Crist's opponent for the 2010 Senate election Marco Rubio disagrees: "I think we should all be concerned about increased spending on anything at a time when the federal government is borrowing money to function."
Maybe Florida's leaders should STOP behaving like drug addicts ecstatic to get a fix from the federal stimulus drug dealer. Maybe we should be concerned that light rails have been a complete and utter failures all over the country.
So few people actually ride the rails that single car riders leave less of a carbon footprint. The calculations for trains assume maximum capacity (400 per car for the Florida rail) yet in Seattle, a similar sized rail, only average 12 riders per car.
The proposed rail from Chicago to St. Louis will actually run on diesel fuel and the Bellevue rail may be routed through the beautiful wetlands -- neither are particularly green environmentally friendly projects.
Nobody rides them!
Supporters paint a utopian vision of highways free of congestion luring more people to love proposed commuting by train -- well, for other people.
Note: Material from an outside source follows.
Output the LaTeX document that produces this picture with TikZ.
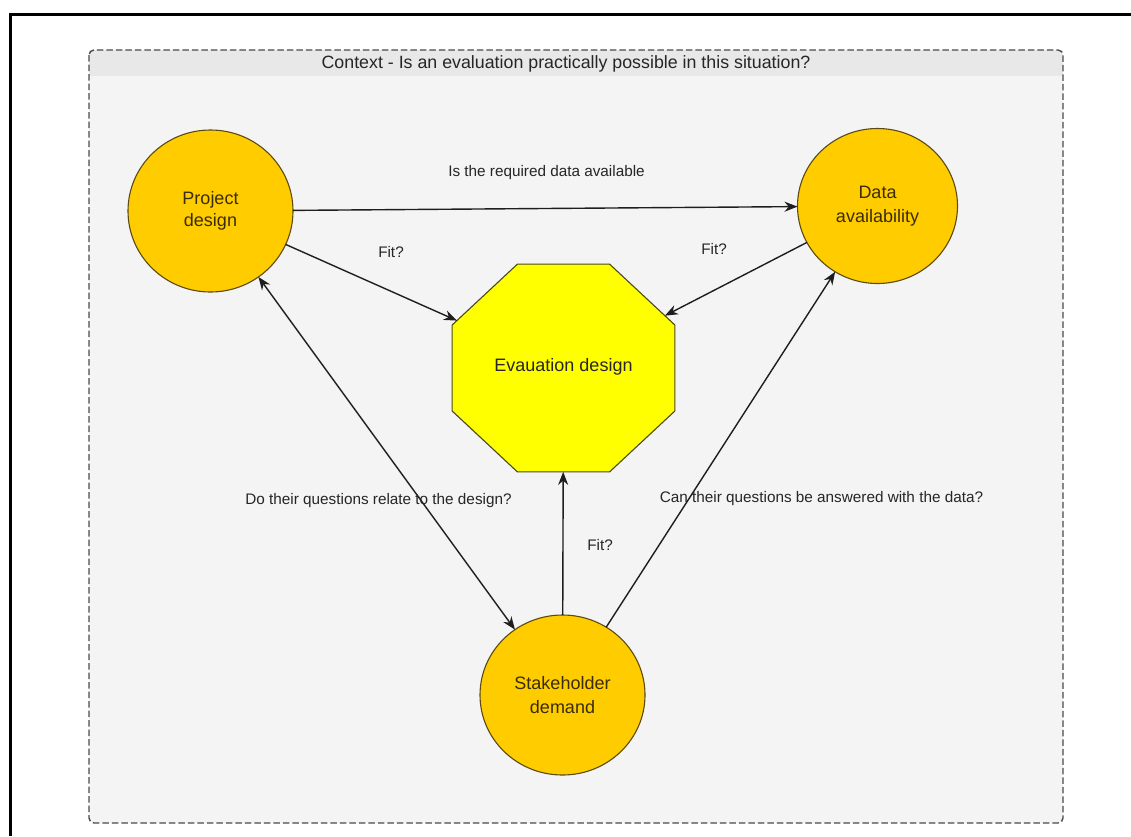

Unfortunately, the train costs are so high that DOTs cut other means of mass transit (buses are a common target) and here in Florida, the West Palm to Miami ride, only covers 13% of its operational expenses.
The most damning visual is the famous train riding coyote who boarded a train without fear of interacting with a human.
Randall O'Toole of the Cato Institute has been a vocal adversary to high-speed trains points out that California predicts its 220-mph trains would take 3.5% of cars off of roads while the DOT predicts California highway traffic grows that much every two years.
So why are politicians so excited about these projects?
The number one rule applies: follow the cash.
Billions for local engineers and contractors which can be levied for political support and votes. $1.25 billion of "free" federal tax money is nothing more than a laundering of funds to predetermined businesses for political equity.